For the rest of the Sixties, and the century, our paths were never to cross again. At the London Sunday Times, where I went on to work, all Beatles coverage was jealously guarded by older colleagues. So I wrote not a line about the flowering of Lennon and McCartney’s songwriting after they stopped touring in 1966, which brought their album masterpiece, Sgt. Pepper’s Lonely Hearts Club Band, and superlative ‘Paul’ songs like ‘Penny Lane’, ‘Eleanor Rigby’ and ‘She’s Leaving Home’. It was for others–so many others–to chronicle the two eventful years after Brian Epstein’s death, with Paul seemingly running the band, that saw their journey to a Himalayan ashram, their Yellow Submarine cartoon film, their White Album, their Magical Mystery Tour and their launch of a business called Apple, which had nothing whatever to do with computers.

All that time, I remained just another of the countless young males for whom Paul McCartney’s life seemed like paradise, and whose girlfriends mortifyingly melted at any sight of him (especially the ‘Fool on the Hill’ film sequence with those melting brown eyes in extreme close-up). There were already fears that the Beatles mightn’t last for ever; an awareness that their life together maybe hadn’t brought the supreme happiness we all presumed and that strange discontents and doubts were starting to gnaw at them. But one, at least, seemed to stand for continuity. George might have found Indian religion and lost his sense of humour; John might have dumped his pleasant wife for a Japanese performance artist and be off with her on all kinds of weird tangents. But Paul stuck with lovely Jane Asher, still maintained a flawless Beatle cut, wore the latest Carnaby suits, attended West End first nights, signed autographs and kept smiling.

Then, as the Sixties ran out, even his sense of public duty seemed to weaken. He parted from Asher, who had seemed so perfect for him in every way, and took up with an unknown American photographer named Linda Eastman. On their sudden wedding day in 1969, millions of heartbroken young women weren’t the only ones to feel let down. Dry-eyed young men like me, who’d lived his life vicariously since 1963, also wondered what on earth he could be thinking of.

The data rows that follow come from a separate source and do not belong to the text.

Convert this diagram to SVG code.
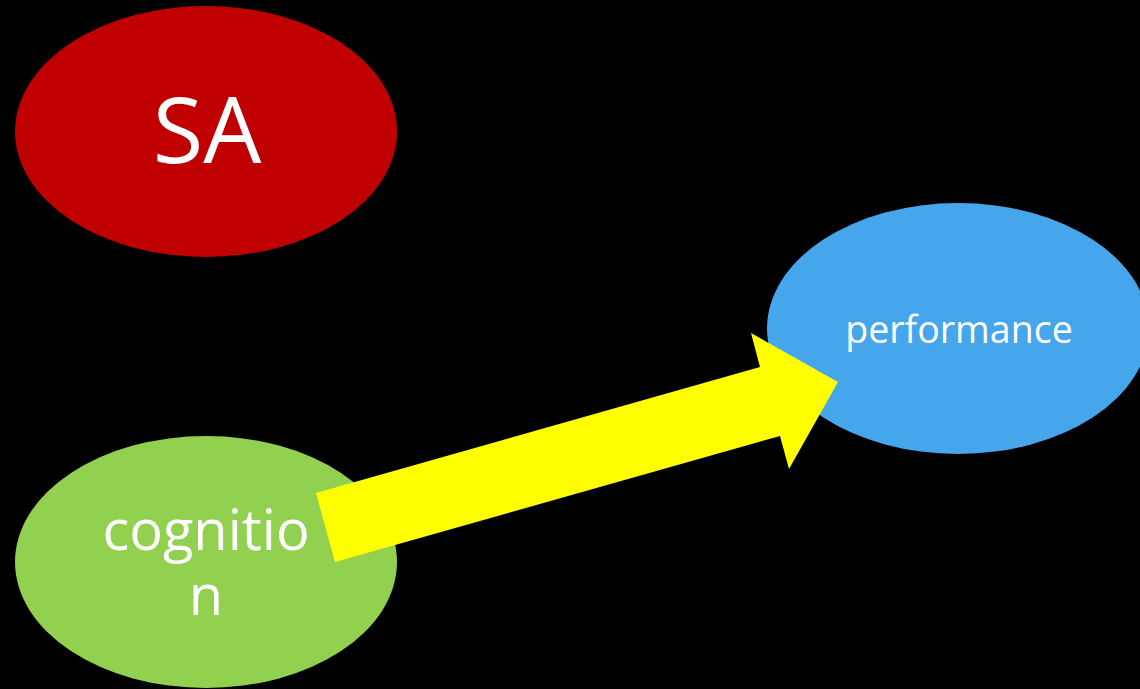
<svg xmlns="http://www.w3.org/2000/svg" width="1140" height="689" viewBox="0 0 1140 689">
  <style>
    .label { font-family: "Open Sans", "Noto Sans", "DejaVu Sans", sans-serif; fill: #ffffff; text-anchor: middle; }
  </style>
  <rect x="0" y="0" width="1140" height="689" fill="#000000"/>

  <g id="node-sa">
    <ellipse cx="206" cy="131.5" rx="191" ry="125.5" fill="#C00000"/>
    <text class="label" x="207" y="163" font-size="92">SA</text>
  </g>

  <g id="node-cognition">
    <ellipse cx="206" cy="562" rx="191" ry="126" fill="#92D050"/>
    <text class="label" x="206" y="550" font-size="56">cognitio</text>
    <text class="label" x="206" y="615" font-size="56">n</text>
  </g>

  <g id="node-performance">
    <ellipse cx="958" cy="328.5" rx="191" ry="125.5" fill="#46A6EC"/>
    <text class="label" x="959" y="343" font-size="37.5">performance</text>
  </g>

  <g id="connectors">
    <polygon points="316,493 760,367 751,333 838,382 789,469 780,436 335,562" fill="#FFFF00"/>
  </g>
</svg>
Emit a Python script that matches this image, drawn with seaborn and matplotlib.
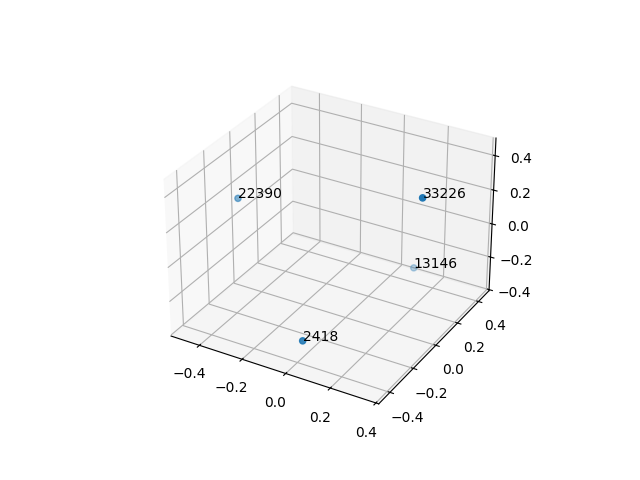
import matplotlib
matplotlib.use("Agg")
import matplotlib.pyplot as plt
import seaborn as sns

labels = ["2418", "22390", "33226", "13146"]
xs = [0.042, -0.475, 0.352, 0.09]
ys = [-0.43, -0.048, -0.031, 0.44]
zs = [-0.24, 0.159, 0.443, -0.349]

fig = plt.figure(figsize=(6.4, 4.8), dpi=100)
ax = fig.add_subplot(projection="3d")
ax.scatter(xs, ys, zs, color=sns.color_palette("tab10")[0])
for x, y, z, t in zip(xs, ys, zs, labels):
    ax.text(x, y, z, t)
fig.savefig("out.png", dpi=100)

That same year, I was finally commissioned to write a Beatles story in a national publication, though not yet a British one. America’s Show magazine asked me to investigate their Apple organisation, the fortunes it was devouring and the resultant blizzard of rumour about their imminent break-up. I approached their press officer, Derek Taylor, expecting the fact I’d published nothing about them, save long ago in the Northern Echo, to count against me. However, Taylor liked some Sunday Times pieces I’d written on other subjects, notably the strong man Charles Atlas, and agreed to give me accreditation. For several weeks that summer, I was allowed to hang around Apple’s London headquarters, 3 Savile Row, the Georgian townhouse which seemed the ultimate expression of Paul’s good taste.

By that point, his taste was all that remained of him there. John and Yoko were in almost every day, running their peace campaign from the front ground-floor office; George and Ringo both dropped by frequently. But there was no sign of Paul. Disgusted by John’s appointment of Allen Klein as the Beatles’ manager, he’d left London with Linda, to go to ground on his Scottish farm and record his first solo album. Though I didn’t realise it at the time, I had a ringside seat at the Beatles’ break-up.

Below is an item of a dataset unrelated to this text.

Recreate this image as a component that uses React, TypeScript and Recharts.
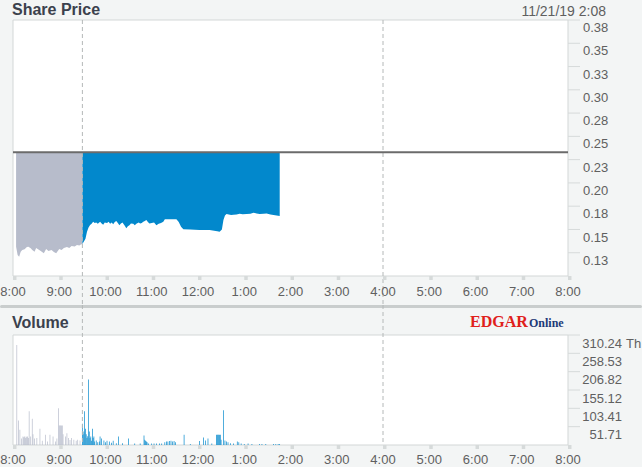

A few months into the bleak, hung-over morning-after we were learning to call ‘the Seventies’, I received a phone call from Tony Brainsby, a freelance publicist known for his bumptiousness and shock of bright red hair. Brainsby now represented the solo Paul McCartney who was putting together a new band, to be named Wings, and asked if I would care to interview him about it for the Sunday Times? I answered no without a qualm. Then, and for years to come, the Beatles were considered immeasurably greater than any individual member. The only story of interest was when they’d get back together.

For the Sunday Times Magazine I went on to interview many major names in rock, country and blues–Mick Jagger, Bob Dylan, Eric Clapton, the Beach Boys, David Bowie, Bob Marley, Elton John, James Brown, Stevie Wonder, Johnny Cash, Rod Stewart, B.B. King, the Everly Brothers, Diana Ross, Little Richard, Fats Domino, Fleetwood Mac, Aretha Franklin, Bill Haley–but was never offered another talk with Paul, and never sought one. I shared the media’s feeling of offence that he should have started another band–adding insult to injury by putting Linda in it in place of John–and resolution to give it no encouragement. As the (daily) Times’s first-ever rock critic, I had ample opportunities to talk to him at press launches for the early Wings albums, yet somehow never did. In 1973, I had to concede his triumph with Band on the Run, even if some of the rhymes (‘And the county judge/ held a grudge…’) seemed a comedown for the creator of ‘Penny Lane’.